** Start SOURCE RECORDS **
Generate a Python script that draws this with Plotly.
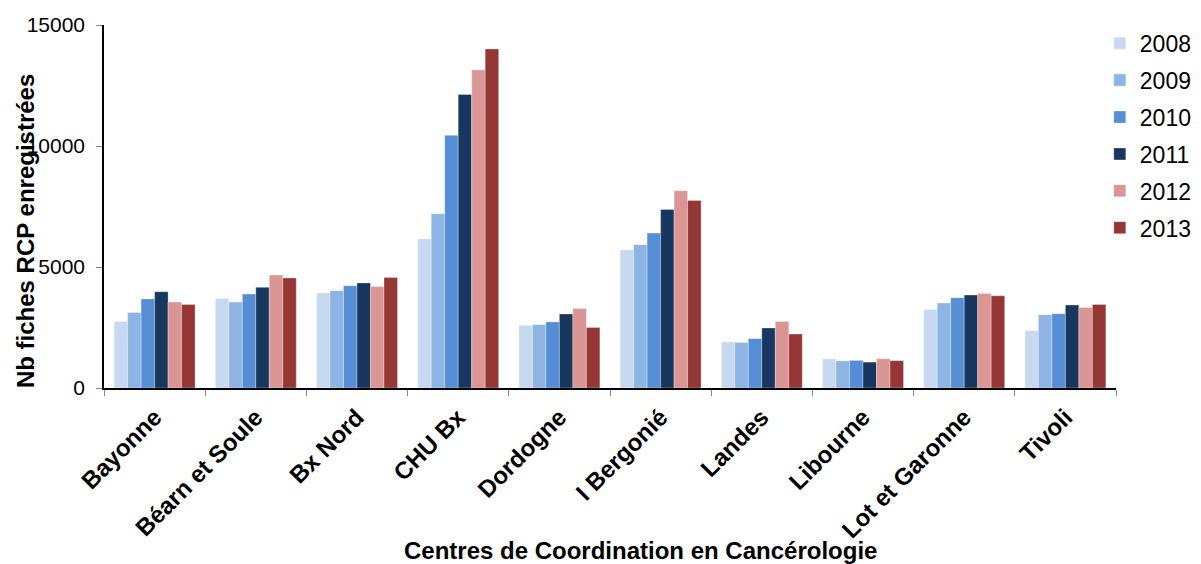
import plotly.graph_objects as go

# centres de coordination
centres = ["Bayonne", "Béarn et Soule", "Bx Nord", "CHU Bx", "Dordogne",
           "I Bergonié", "Landes", "Libourne", "Lot et Garonne", "Tivoli"]

annees = ["2008", "2009", "2010", "2011", "2012", "2013"]

v2008 = [2750, 3700, 3930, 6160, 2590, 5700, 1900, 1200, 3240, 2370]
v2009 = [3120, 3550, 4020, 7200, 2620, 5920, 1880, 1120, 3510, 3030]
v2010 = [3680, 3880, 4230, 10440, 2730, 6400, 2040, 1140, 3730, 3070]
v2011 = [3980, 4160, 4340, 12130, 3060, 7380, 2480, 1070, 3840, 3430]
v2012 = [3550, 4670, 4190, 13140, 3280, 8150, 2750, 1210, 3900, 3330]
v2013 = [3450, 4550, 4570, 14010, 2500, 7750, 2230, 1130, 3810, 3450]

valeurs = [v2008, v2009, v2010, v2011, v2012, v2013]
couleurs = ["#C6D9F1", "#8DB4E2", "#558ED5", "#17375E", "#D99694", "#953735"]

police = "Liberation Sans, Arial, sans-serif"

fig = go.Figure()
for annee, vals, coul in zip(annees, valeurs, couleurs):
    fig.add_trace(go.Bar(
        x=centres, y=vals, name=annee,
        marker=dict(color=coul, line=dict(color="rgba(255,255,255,0.6)", width=0.5)),
        legendgroup=annee,
    ))

# la page a une marge de 8px, d'où la taille 1193x556
fig.update_layout(
    width=1193, height=556,
    margin=dict(l=96, r=85, t=17, b=176, autoexpand=False),
    paper_bgcolor="white", plot_bgcolor="white",
    barmode="group", bargap=0.2, bargroupgap=0,
    font=dict(family=police, color="black"),
    showlegend=True,
    legend=dict(
        x=0.984, y=1.009, xanchor="left", yanchor="top",
        font=dict(size=23, family=police),
        tracegroupgap=4, itemwidth=30,
    ),
    xaxis=dict(
        showline=True, linecolor="black", linewidth=1.5,
        ticks="outside", tickson="boundaries", ticklen=6, tickcolor="#888",
        ticklabelstandoff=4,
        tickangle=-45, tickfont=dict(size=24, family=police, weight="bold"),
        showgrid=False,
    ),
    yaxis=dict(
        range=[0, 15000], tickvals=[0, 5000, 10000, 15000], tickformat="d",
        showline=True, linecolor="black", linewidth=1.5,
        ticks="outside", ticklen=6, tickcolor="#888", ticklabelstandoff=7,
        tickfont=dict(size=21, family=police),
        showgrid=False, zeroline=False,
    ),
    annotations=[
        dict(text="<b>Nb fiches RCP enregistrées</b>", textangle=-90,
             xref="paper", yref="paper", x=-0.078, y=0.4325,
             xanchor="center", yanchor="middle", showarrow=False,
             font=dict(size=24, family=police)),
        dict(text="<b>Centres de Coordination en Cancérologie</b>",
             xref="paper", yref="paper", x=0.5306, y=-0.449,
             xanchor="center", yanchor="middle", showarrow=False,
             font=dict(size=24, family=police)),
    ],
)

fig.write_html("out.html")
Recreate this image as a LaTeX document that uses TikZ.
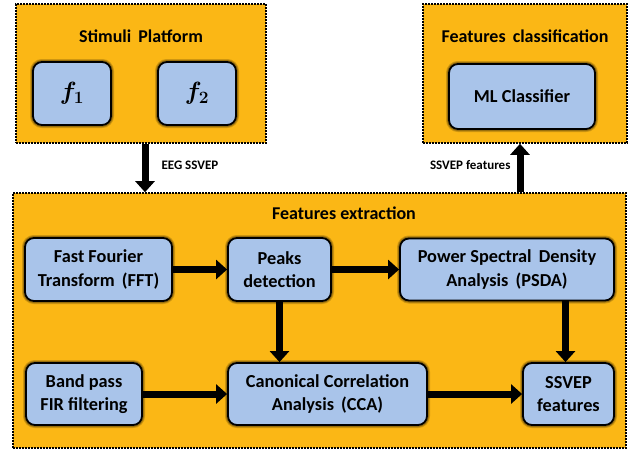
\documentclass[tikz,border=0pt]{standalone}
\usepackage{fontspec}
\setmainfont{Carlito}
\usetikzlibrary{arrows.meta}
\definecolor{orng}{HTML}{FBB715}
\definecolor{lblue}{HTML}{A9C4EA}
\begin{document}
\begin{tikzpicture}[x=1pt,y=-1pt,
  group/.style={draw=black, fill=orng, line width=1.6pt, dash pattern=on 1.6pt off 1.4pt, minimum width=#1, inner sep=0pt},
  blk/.style={draw=black, fill=lblue, line width=1.8pt, rounded corners=9pt, align=center,
     inner sep=0pt, font=\bfseries\fontsize{18.3}{23.5}\selectfont,
     preaction={draw=black, line width=6pt, draw opacity=0.18},
     preaction={draw=black, line width=4pt, draw opacity=0.25}},
  fblk/.style={blk, font=\fontsize{24}{28}\selectfont\boldmath},
  ttl/.style={font=\bfseries\fontsize{18}{21}\selectfont},
  lbl/.style={font=\bfseries\fontsize{13}{15}\selectfont},
  arr/.style={line width=7pt, -{Triangle[length=11pt,width=19pt]}}]
\useasboundingbox (0,0) rectangle (637,450);
% groups
\node[group=250pt, minimum height=139pt] (stim) at (141,73.5) {};
\node[group=204pt, minimum height=139pt] (cls) at (525,73.5) {};
\node[group=613pt, minimum height=255pt] (ext) at (319.5,320.5) {};
\node[ttl] (tstim) at (141,36) {Stimuli\, Platform};
\node[ttl] (tcls) at (525,36) {Features\, classification};
\node[ttl] (textr) at (344,213) {Features extraction};
% blocks
\node[fblk, minimum width=78pt, minimum height=63pt] (f1) at (72,93.5) {$f_1$};
\node[fblk, minimum width=78pt, minimum height=63pt] (f2) at (197,93.5) {$f_2$};
\node[blk, minimum width=146pt, minimum height=65pt] (ml) at (522,96.5) {ML Classifier};
\node[blk, minimum width=147pt, minimum height=63pt] (fft) at (98.5,269.5) {Fast Fourier\\Transform\, (FFT)};
\node[blk, minimum width=103pt, minimum height=63pt] (peaks) at (279.5,269.5) {Peaks\\detection};
\node[blk, minimum width=214pt, minimum height=62pt] (psda) at (507,269.5) {Power Spectral\, Density\\Analysis\, (PSDA)};
\node[blk, minimum width=116pt, minimum height=62pt] (band) at (84,394) {Band pass\\FIR filtering};
\node[blk, minimum width=199pt, minimum height=62pt] (cca) at (327.5,394) {Canonical Correlation\\Analysis\, (CCA)};
\node[blk, minimum width=91pt, minimum height=62pt] (ssvep) at (568.5,394) {SSVEP\\features};
% connectors
\draw[arr] ([xshift=4pt]stim.south) -- ([xshift=4pt]stim.south |- ext.north);
\node[lbl, anchor=west] (l1) at (158,165) {EEG SSVEP};
\draw[arr] ([xshift=-5pt]cls.south |- ext.north) -- ([xshift=-5pt]cls.south);
\node[lbl, anchor=east] (l2) at (514,165) {SSVEP features};
\draw[arr] (fft.east) -- (peaks.west);
\draw[arr] (peaks.east) -- (psda.west);
\draw[arr] ([xshift=-3pt]ssvep.north |- psda.south) -- ([xshift=-3pt]ssvep.north);
\draw[arr] (peaks.south) -- (peaks.south |- cca.north);
\draw[arr] (band.east) -- (band.east -| cca.west);
\draw[arr] (cca.east) -- (ssvep.west);
\end{tikzpicture}
\end{document}
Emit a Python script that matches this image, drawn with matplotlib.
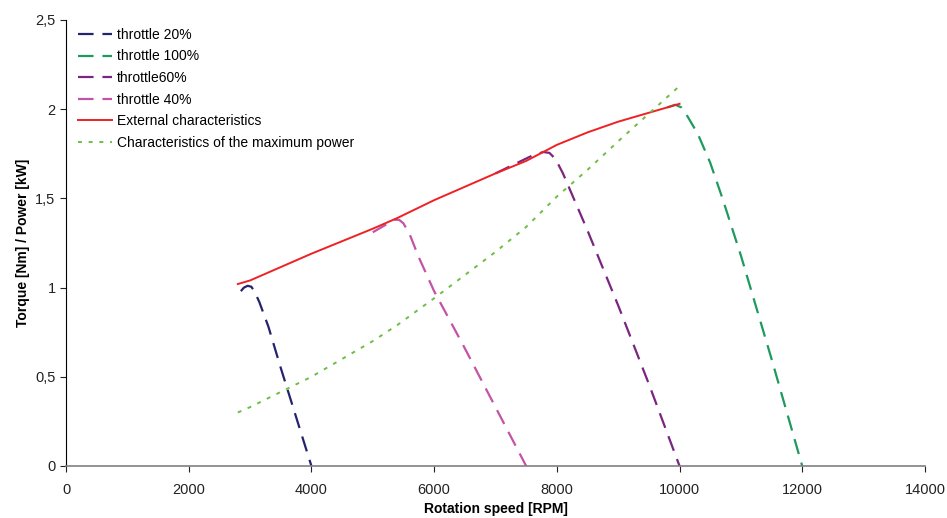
"""Torque / power characteristics vs rotation speed."""
import matplotlib

matplotlib.use("Agg")
import matplotlib.pyplot as plt
from matplotlib.ticker import FuncFormatter

plt.rcParams["font.family"] = ["Liberation Sans", "DejaVu Sans"]

# throttle curves (rpm, torque)
rpm_20 = [2850, 2900, 2960, 3020, 3070, 3150, 3300, 3500, 4000]
tq_20 = [0.98, 1.00, 1.01, 1.005, 0.98, 0.92, 0.78, 0.55, 0.0]

rpm_40 = [5000, 5200, 5350, 5430, 5500, 5600, 5750, 6000, 6500, 7000, 7500]
tq_40 = [1.31, 1.35, 1.38, 1.38, 1.36, 1.30, 1.17, 0.98, 0.66, 0.33, 0.0]

rpm_60 = [7000, 7300, 7600, 7780, 7880, 7980, 8100, 8250, 8500, 9000, 9500, 10000]
tq_60 = [1.64, 1.69, 1.74, 1.76, 1.755, 1.72, 1.64, 1.52, 1.32, 0.90, 0.46, 0.0]

rpm_100 = [9800, 9930, 10030, 10130, 10300, 10500, 10700, 11000, 11500, 12000]
tq_100 = [2.01, 2.025, 2.01, 1.96, 1.86, 1.70, 1.50, 1.18, 0.60, 0.0]

# external characteristics and maximum power
rpm_ext = [2800, 3000, 4000, 5000, 5400, 6000, 7000, 7500, 8000, 8500, 9000, 10000]
tq_ext = [1.02, 1.04, 1.19, 1.33, 1.39, 1.49, 1.64, 1.71, 1.80, 1.87, 1.93, 2.03]
pw_max = [0.30, 0.33, 0.50, 0.70, 0.79, 0.94, 1.20, 1.34, 1.51, 1.66, 1.82, 2.13]

fig = plt.figure(figsize=(9.47, 5.18), dpi=100)
ax = fig.add_axes([0.0697, 0.1004, 0.907, 0.861])

dash = (0, (7, 4))
ax.plot(rpm_20, tq_20, color="#23236E", lw=1.6, ls=dash, label="throttle 20%")
ax.plot(rpm_100, tq_100, color="#1E9A5E", lw=1.6, ls=dash, label="throttle 100%")
ax.plot(rpm_60, tq_60, color="#7A2580", lw=1.6, ls=dash, label="throttle60%")
ax.plot(rpm_40, tq_40, color="#C452A6", lw=1.6, ls=dash, label="throttle 40%")
ax.plot(rpm_ext, tq_ext, color="#EE2124", lw=1.4, label="External characteristics")
ax.plot(rpm_ext, pw_max, color="#6DBE45", lw=1.4, ls=(0, (2, 3.5)),
        label="Characteristics of the maximum power")

ax.set_xlim(0, 14000)
ax.set_ylim(0, 2.5)
ax.set_xticks(range(0, 14001, 2000))
ax.set_yticks([0, 0.5, 1, 1.5, 2, 2.5])
ax.yaxis.set_major_formatter(FuncFormatter(lambda v, _: f"{v:g}".replace(".", ",")))
ax.tick_params(labelsize=10.5, length=4, colors="#222222")
ax.tick_params(axis="x", pad=8)

ax.spines["top"].set_visible(False)
ax.spines["right"].set_visible(False)
ax.spines["bottom"].set_color("#808080")
ax.spines["bottom"].set_linewidth(1.2)

ax.set_xlabel("Rotation speed [RPM]", fontsize=10, fontweight="bold", labelpad=4)
ax.set_ylabel("Torque [Nm] / Power [kW]", fontsize=10, fontweight="bold", labelpad=4)

ax.legend(loc="upper left", frameon=False, fontsize=10, handlelength=2.4,
          labelspacing=0.55, borderaxespad=0.0, bbox_to_anchor=(0.008, 0.995),
          handletextpad=0.4)

fig.savefig("out.png", dpi=100)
** End SOURCE RECORDS **
Filter out every line that lacks the word "image", and copy the rest.

OUTPUT OF THE TASK
Recreate this image as a LaTeX document that uses TikZ.
Emit a Python script that matches this image, drawn with matplotlib.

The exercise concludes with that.